Author unknown, image found here.

Recently I became very aware of living in my own bubble of self interests. Unknowingly I had created a personal echo-chamber where the people I spent time with, read on line and in books, or watched on TV all bounced around ideas and opinions that I mostly agreed with. It makes for a wonderful self full filling environment that depending on your world views can leave you very positive that things are happening the way you want them to happen. Reading nothing but your favourite sport and gadgets makes you think that the latest whizz bangery and winning the game at all costs may be the purpose of the world. Or if your a fan of doom and gloom and you only follow those that let your world view is proven that we are all in serious trouble.

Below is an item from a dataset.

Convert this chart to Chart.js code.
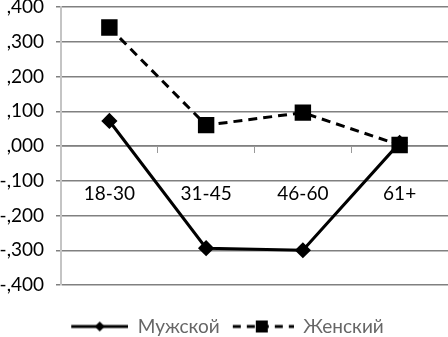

But I realized, especially when I read this paper (one of the co-authors, Jutta Trevianus is now at OCAD University), that I was missing the bigger picture. It might also mean I was  weakening my potential for creative problem solving that would require looking at a subject from many different frames of mind. Framed this way in the conclusion of the paper:

“Diversity [of media] promotes innovation and creativity and results in better problem solving. Mathematical modeling shows that this phenomenon is partly due to the increased coverage of possible options that a diversity of perspectives and therefore diversity of paths enables…”

So, only reading the basketball news of your favourite team, the fashion magazine that reflects the beauty of your culture, the newspaper that supports your political and ideological beliefs, and blogs that feed your personal interests, may actually make you a worse person?